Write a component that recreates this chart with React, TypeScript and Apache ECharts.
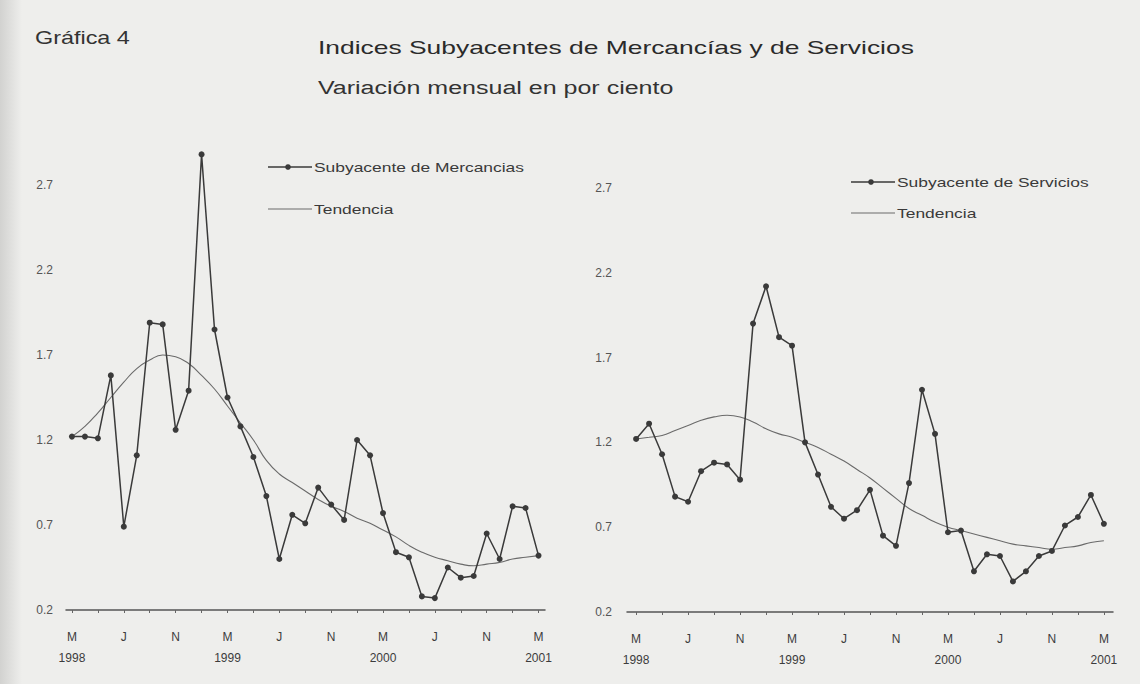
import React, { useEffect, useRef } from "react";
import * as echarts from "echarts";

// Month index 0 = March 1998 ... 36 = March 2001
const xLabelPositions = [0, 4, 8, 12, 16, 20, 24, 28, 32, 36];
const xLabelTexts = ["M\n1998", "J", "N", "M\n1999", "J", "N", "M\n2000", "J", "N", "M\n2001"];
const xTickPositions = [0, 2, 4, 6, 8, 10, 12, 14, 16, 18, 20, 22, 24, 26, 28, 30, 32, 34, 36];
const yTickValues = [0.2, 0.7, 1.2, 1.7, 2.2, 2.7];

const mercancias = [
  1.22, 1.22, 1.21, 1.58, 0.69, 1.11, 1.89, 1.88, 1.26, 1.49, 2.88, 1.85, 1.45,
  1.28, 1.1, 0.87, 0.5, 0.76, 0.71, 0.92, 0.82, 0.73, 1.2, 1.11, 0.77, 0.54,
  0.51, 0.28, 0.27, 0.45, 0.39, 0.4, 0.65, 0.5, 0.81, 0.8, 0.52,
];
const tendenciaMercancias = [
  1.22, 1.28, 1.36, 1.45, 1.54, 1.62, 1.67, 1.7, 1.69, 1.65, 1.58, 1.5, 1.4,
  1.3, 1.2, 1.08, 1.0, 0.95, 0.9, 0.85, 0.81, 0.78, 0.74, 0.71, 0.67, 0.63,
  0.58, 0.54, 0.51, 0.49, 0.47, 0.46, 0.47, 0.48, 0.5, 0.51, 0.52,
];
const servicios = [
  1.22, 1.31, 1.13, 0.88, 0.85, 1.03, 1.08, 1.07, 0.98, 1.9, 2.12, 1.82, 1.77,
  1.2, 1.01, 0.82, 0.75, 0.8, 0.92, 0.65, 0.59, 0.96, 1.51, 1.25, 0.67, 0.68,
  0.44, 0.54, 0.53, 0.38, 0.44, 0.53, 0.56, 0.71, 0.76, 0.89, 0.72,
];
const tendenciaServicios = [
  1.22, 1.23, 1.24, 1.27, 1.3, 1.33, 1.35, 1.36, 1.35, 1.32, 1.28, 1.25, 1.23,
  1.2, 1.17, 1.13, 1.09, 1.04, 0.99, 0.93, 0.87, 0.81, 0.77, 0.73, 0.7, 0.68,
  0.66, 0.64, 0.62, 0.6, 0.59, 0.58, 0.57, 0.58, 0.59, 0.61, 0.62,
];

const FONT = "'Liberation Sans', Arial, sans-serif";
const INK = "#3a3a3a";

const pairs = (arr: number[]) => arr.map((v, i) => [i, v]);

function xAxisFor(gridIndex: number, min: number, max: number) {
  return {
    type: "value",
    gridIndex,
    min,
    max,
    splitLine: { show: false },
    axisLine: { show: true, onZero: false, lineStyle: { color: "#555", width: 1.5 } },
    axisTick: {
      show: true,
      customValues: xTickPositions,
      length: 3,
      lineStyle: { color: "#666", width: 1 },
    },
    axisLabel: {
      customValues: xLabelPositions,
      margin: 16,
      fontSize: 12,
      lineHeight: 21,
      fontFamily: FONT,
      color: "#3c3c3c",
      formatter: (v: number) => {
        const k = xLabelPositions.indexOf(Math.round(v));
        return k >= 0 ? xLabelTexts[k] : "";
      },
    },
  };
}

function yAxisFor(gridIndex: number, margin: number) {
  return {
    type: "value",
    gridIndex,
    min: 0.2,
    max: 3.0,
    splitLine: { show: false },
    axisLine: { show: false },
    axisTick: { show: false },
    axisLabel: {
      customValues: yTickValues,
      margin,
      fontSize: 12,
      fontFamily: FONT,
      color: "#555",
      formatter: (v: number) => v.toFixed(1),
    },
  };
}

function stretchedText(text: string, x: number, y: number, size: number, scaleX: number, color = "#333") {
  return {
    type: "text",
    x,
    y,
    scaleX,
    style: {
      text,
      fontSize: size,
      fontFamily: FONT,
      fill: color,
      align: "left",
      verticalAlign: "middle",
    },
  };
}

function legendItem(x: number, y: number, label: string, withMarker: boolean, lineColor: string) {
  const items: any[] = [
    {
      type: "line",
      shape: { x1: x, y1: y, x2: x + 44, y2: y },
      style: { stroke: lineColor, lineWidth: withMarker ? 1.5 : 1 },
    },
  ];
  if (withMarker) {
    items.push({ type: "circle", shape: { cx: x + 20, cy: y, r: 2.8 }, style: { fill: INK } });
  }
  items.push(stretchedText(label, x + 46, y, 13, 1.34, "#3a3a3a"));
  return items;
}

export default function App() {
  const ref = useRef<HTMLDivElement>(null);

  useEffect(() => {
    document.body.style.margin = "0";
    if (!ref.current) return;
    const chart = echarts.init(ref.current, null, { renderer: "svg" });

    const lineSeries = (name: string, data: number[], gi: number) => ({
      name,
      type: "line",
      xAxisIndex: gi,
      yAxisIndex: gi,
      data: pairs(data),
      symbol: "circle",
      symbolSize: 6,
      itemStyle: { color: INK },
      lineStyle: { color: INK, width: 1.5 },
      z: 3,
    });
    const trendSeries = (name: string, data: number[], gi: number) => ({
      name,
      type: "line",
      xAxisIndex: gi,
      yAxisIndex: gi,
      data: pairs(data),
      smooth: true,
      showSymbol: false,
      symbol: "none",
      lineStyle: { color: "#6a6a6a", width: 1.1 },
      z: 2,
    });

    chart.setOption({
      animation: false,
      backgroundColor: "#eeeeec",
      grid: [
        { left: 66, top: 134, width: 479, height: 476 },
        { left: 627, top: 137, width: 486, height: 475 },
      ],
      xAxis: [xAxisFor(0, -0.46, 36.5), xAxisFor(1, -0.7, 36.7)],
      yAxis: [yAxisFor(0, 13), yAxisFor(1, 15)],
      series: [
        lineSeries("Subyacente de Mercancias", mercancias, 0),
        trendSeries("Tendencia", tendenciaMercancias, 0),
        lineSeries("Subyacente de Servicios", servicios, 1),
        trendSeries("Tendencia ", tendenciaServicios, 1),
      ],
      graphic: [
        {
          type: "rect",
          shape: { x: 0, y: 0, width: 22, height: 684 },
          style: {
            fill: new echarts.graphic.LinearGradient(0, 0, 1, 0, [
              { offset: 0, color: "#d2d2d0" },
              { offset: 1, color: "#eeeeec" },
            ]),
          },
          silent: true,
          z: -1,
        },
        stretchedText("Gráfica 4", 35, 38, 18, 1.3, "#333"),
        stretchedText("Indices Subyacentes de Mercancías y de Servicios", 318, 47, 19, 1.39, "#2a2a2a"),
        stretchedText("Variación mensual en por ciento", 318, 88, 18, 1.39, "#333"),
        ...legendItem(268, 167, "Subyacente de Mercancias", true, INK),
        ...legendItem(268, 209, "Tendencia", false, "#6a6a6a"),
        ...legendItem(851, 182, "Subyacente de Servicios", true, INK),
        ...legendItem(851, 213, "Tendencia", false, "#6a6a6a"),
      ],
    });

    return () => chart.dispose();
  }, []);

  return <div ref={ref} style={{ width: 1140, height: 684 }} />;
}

........

What you will do: All of the data above should be quoted exactly, except for the pictures.

Response to this exercise:
Write a component that recreates this chart with React, TypeScript and Apache ECharts.
import React, { useEffect, useRef } from "react";
import * as echarts from "echarts";

// Month index 0 = March 1998 ... 36 = March 2001
const xLabelPositions = [0, 4, 8, 12, 16, 20, 24, 28, 32, 36];
const xLabelTexts = ["M\n1998", "J", "N", "M\n1999", "J", "N", "M\n2000", "J", "N", "M\n2001"];
const xTickPositions = [0, 2, 4, 6, 8, 10, 12, 14, 16, 18, 20, 22, 24, 26, 28, 30, 32, 34, 36];
const yTickValues = [0.2, 0.7, 1.2, 1.7, 2.2, 2.7];

const mercancias = [
  1.22, 1.22, 1.21, 1.58, 0.69, 1.11, 1.89, 1.88, 1.26, 1.49, 2.88, 1.85, 1.45,
  1.28, 1.1, 0.87, 0.5, 0.76, 0.71, 0.92, 0.82, 0.73, 1.2, 1.11, 0.77, 0.54,
  0.51, 0.28, 0.27, 0.45, 0.39, 0.4, 0.65, 0.5, 0.81, 0.8, 0.52,
];
const tendenciaMercancias = [
  1.22, 1.28, 1.36, 1.45, 1.54, 1.62, 1.67, 1.7, 1.69, 1.65, 1.58, 1.5, 1.4,
  1.3, 1.2, 1.08, 1.0, 0.95, 0.9, 0.85, 0.81, 0.78, 0.74, 0.71, 0.67, 0.63,
  0.58, 0.54, 0.51, 0.49, 0.47, 0.46, 0.47, 0.48, 0.5, 0.51, 0.52,
];
const servicios = [
  1.22, 1.31, 1.13, 0.88, 0.85, 1.03, 1.08, 1.07, 0.98, 1.9, 2.12, 1.82, 1.77,
  1.2, 1.01, 0.82, 0.75, 0.8, 0.92, 0.65, 0.59, 0.96, 1.51, 1.25, 0.67, 0.68,
  0.44, 0.54, 0.53, 0.38, 0.44, 0.53, 0.56, 0.71, 0.76, 0.89, 0.72,
];
const tendenciaServicios = [
  1.22, 1.23, 1.24, 1.27, 1.3, 1.33, 1.35, 1.36, 1.35, 1.32, 1.28, 1.25, 1.23,
  1.2, 1.17, 1.13, 1.09, 1.04, 0.99, 0.93, 0.87, 0.81, 0.77, 0.73, 0.7, 0.68,
  0.66, 0.64, 0.62, 0.6, 0.59, 0.58, 0.57, 0.58, 0.59, 0.61, 0.62,
];

const FONT = "'Liberation Sans', Arial, sans-serif";
const INK = "#3a3a3a";

const pairs = (arr: number[]) => arr.map((v, i) => [i, v]);

function xAxisFor(gridIndex: number, min: number, max: number) {
  return {
    type: "value",
    gridIndex,
    min,
    max,
    splitLine: { show: false },
    axisLine: { show: true, onZero: false, lineStyle: { color: "#555", width: 1.5 } },
    axisTick: {
      show: true,
      customValues: xTickPositions,
      length: 3,
      lineStyle: { color: "#666", width: 1 },
    },
    axisLabel: {
      customValues: xLabelPositions,
      margin: 16,
      fontSize: 12,
      lineHeight: 21,
      fontFamily: FONT,
      color: "#3c3c3c",
      formatter: (v: number) => {
        const k = xLabelPositions.indexOf(Math.round(v));
        return k >= 0 ? xLabelTexts[k] : "";
      },
    },
  };
}

function yAxisFor(gridIndex: number, margin: number) {
  return {
    type: "value",
    gridIndex,
    min: 0.2,
    max: 3.0,
    splitLine: { show: false },
    axisLine: { show: false },
    axisTick: { show: false },
    axisLabel: {
      customValues: yTickValues,
      margin,
      fontSize: 12,
      fontFamily: FONT,
      color: "#555",
      formatter: (v: number) => v.toFixed(1),
    },
  };
}

function stretchedText(text: string, x: number, y: number, size: number, scaleX: number, color = "#333") {
  return {
    type: "text",
    x,
    y,
    scaleX,
    style: {
      text,
      fontSize: size,
      fontFamily: FONT,
      fill: color,
      align: "left",
      verticalAlign: "middle",
    },
  };
}

function legendItem(x: number, y: number, label: string, withMarker: boolean, lineColor: string) {
  const items: any[] = [
    {
      type: "line",
      shape: { x1: x, y1: y, x2: x + 44, y2: y },
      style: { stroke: lineColor, lineWidth: withMarker ? 1.5 : 1 },
    },
  ];
  if (withMarker) {
    items.push({ type: "circle", shape: { cx: x + 20, cy: y, r: 2.8 }, style: { fill: INK } });
  }
  items.push(stretchedText(label, x + 46, y, 13, 1.34, "#3a3a3a"));
  return items;
}

export default function App() {
  const ref = useRef<HTMLDivElement>(null);

  useEffect(() => {
    document.body.style.margin = "0";
    if (!ref.current) return;
    const chart = echarts.init(ref.current, null, { renderer: "svg" });

    const lineSeries = (name: string, data: number[], gi: number) => ({
      name,
      type: "line",
      xAxisIndex: gi,
      yAxisIndex: gi,
      data: pairs(data),
      symbol: "circle",
      symbolSize: 6,
      itemStyle: { color: INK },
      lineStyle: { color: INK, width: 1.5 },
      z: 3,
    });
    const trendSeries = (name: string, data: number[], gi: number) => ({
      name,
      type: "line",
      xAxisIndex: gi,
      yAxisIndex: gi,
      data: pairs(data),
      smooth: true,
      showSymbol: false,
      symbol: "none",
      lineStyle: { color: "#6a6a6a", width: 1.1 },
      z: 2,
    });

    chart.setOption({
      animation: false,
      backgroundColor: "#eeeeec",
      grid: [
        { left: 66, top: 134, width: 479, height: 476 },
        { left: 627, top: 137, width: 486, height: 475 },
      ],
      xAxis: [xAxisFor(0, -0.46, 36.5), xAxisFor(1, -0.7, 36.7)],
      yAxis: [yAxisFor(0, 13), yAxisFor(1, 15)],
      series: [
        lineSeries("Subyacente de Mercancias", mercancias, 0),
        trendSeries("Tendencia", tendenciaMercancias, 0),
        lineSeries("Subyacente de Servicios", servicios, 1),
        trendSeries("Tendencia ", tendenciaServicios, 1),
      ],
      graphic: [
        {
          type: "rect",
          shape: { x: 0, y: 0, width: 22, height: 684 },
          style: {
            fill: new echarts.graphic.LinearGradient(0, 0, 1, 0, [
              { offset: 0, color: "#d2d2d0" },
              { offset: 1, color: "#eeeeec" },
            ]),
          },
          silent: true,
          z: -1,
        },
        stretchedText("Gráfica 4", 35, 38, 18, 1.3, "#333"),
        stretchedText("Indices Subyacentes de Mercancías y de Servicios", 318, 47, 19, 1.39, "#2a2a2a"),
        stretchedText("Variación mensual en por ciento", 318, 88, 18, 1.39, "#333"),
        ...legendItem(268, 167, "Subyacente de Mercancias", true, INK),
        ...legendItem(268, 209, "Tendencia", false, "#6a6a6a"),
        ...legendItem(851, 182, "Subyacente de Servicios", true, INK),
        ...legendItem(851, 213, "Tendencia", false, "#6a6a6a"),
      ],
    });

    return () => chart.dispose();
  }, []);

  return <div ref={ref} style={{ width: 1140, height: 684 }} />;
}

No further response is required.